Excerpted data =
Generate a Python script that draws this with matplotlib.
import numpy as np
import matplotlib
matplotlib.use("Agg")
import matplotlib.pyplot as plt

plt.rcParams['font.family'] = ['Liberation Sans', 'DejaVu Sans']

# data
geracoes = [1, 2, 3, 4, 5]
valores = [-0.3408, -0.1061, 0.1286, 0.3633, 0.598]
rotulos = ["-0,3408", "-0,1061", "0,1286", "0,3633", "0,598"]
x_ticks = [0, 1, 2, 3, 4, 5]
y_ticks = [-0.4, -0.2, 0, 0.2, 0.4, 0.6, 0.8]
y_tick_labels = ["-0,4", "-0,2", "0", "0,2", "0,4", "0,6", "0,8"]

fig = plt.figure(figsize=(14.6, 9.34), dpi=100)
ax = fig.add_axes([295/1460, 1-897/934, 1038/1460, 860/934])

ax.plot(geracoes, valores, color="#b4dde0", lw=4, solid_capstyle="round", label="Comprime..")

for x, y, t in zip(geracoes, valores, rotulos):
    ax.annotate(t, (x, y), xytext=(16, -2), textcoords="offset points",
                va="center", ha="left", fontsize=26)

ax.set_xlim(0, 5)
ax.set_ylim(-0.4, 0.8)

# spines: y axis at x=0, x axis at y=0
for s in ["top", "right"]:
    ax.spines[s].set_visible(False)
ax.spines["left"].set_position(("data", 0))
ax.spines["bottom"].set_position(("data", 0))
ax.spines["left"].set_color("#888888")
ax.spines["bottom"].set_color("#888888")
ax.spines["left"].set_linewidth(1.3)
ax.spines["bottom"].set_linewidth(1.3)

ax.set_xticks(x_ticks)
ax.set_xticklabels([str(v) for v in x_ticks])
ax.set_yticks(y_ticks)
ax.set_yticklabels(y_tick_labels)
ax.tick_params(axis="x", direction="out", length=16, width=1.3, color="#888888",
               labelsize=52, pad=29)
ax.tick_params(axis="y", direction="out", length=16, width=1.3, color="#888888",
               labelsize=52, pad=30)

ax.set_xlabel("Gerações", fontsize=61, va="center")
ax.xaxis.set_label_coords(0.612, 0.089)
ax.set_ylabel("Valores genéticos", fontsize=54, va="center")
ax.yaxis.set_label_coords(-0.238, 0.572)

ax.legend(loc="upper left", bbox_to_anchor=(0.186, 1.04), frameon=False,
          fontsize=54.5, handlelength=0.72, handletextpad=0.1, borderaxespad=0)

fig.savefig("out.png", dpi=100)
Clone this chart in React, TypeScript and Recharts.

Set task =
Return all of the entries word for word.

Output below =
Generate a Python script that draws this with matplotlib.
import numpy as np
import matplotlib
matplotlib.use("Agg")
import matplotlib.pyplot as plt

plt.rcParams['font.family'] = ['Liberation Sans', 'DejaVu Sans']

# data
geracoes = [1, 2, 3, 4, 5]
valores = [-0.3408, -0.1061, 0.1286, 0.3633, 0.598]
rotulos = ["-0,3408", "-0,1061", "0,1286", "0,3633", "0,598"]
x_ticks = [0, 1, 2, 3, 4, 5]
y_ticks = [-0.4, -0.2, 0, 0.2, 0.4, 0.6, 0.8]
y_tick_labels = ["-0,4", "-0,2", "0", "0,2", "0,4", "0,6", "0,8"]

fig = plt.figure(figsize=(14.6, 9.34), dpi=100)
ax = fig.add_axes([295/1460, 1-897/934, 1038/1460, 860/934])

ax.plot(geracoes, valores, color="#b4dde0", lw=4, solid_capstyle="round", label="Comprime..")

for x, y, t in zip(geracoes, valores, rotulos):
    ax.annotate(t, (x, y), xytext=(16, -2), textcoords="offset points",
                va="center", ha="left", fontsize=26)

ax.set_xlim(0, 5)
ax.set_ylim(-0.4, 0.8)

# spines: y axis at x=0, x axis at y=0
for s in ["top", "right"]:
    ax.spines[s].set_visible(False)
ax.spines["left"].set_position(("data", 0))
ax.spines["bottom"].set_position(("data", 0))
ax.spines["left"].set_color("#888888")
ax.spines["bottom"].set_color("#888888")
ax.spines["left"].set_linewidth(1.3)
ax.spines["bottom"].set_linewidth(1.3)

ax.set_xticks(x_ticks)
ax.set_xticklabels([str(v) for v in x_ticks])
ax.set_yticks(y_ticks)
ax.set_yticklabels(y_tick_labels)
ax.tick_params(axis="x", direction="out", length=16, width=1.3, color="#888888",
               labelsize=52, pad=29)
ax.tick_params(axis="y", direction="out", length=16, width=1.3, color="#888888",
               labelsize=52, pad=30)

ax.set_xlabel("Gerações", fontsize=61, va="center")
ax.xaxis.set_label_coords(0.612, 0.089)
ax.set_ylabel("Valores genéticos", fontsize=54, va="center")
ax.yaxis.set_label_coords(-0.238, 0.572)

ax.legend(loc="upper left", bbox_to_anchor=(0.186, 1.04), frameon=False,
          fontsize=54.5, handlelength=0.72, handletextpad=0.1, borderaxespad=0)

fig.savefig("out.png", dpi=100)
Clone this chart in React, TypeScript and Recharts.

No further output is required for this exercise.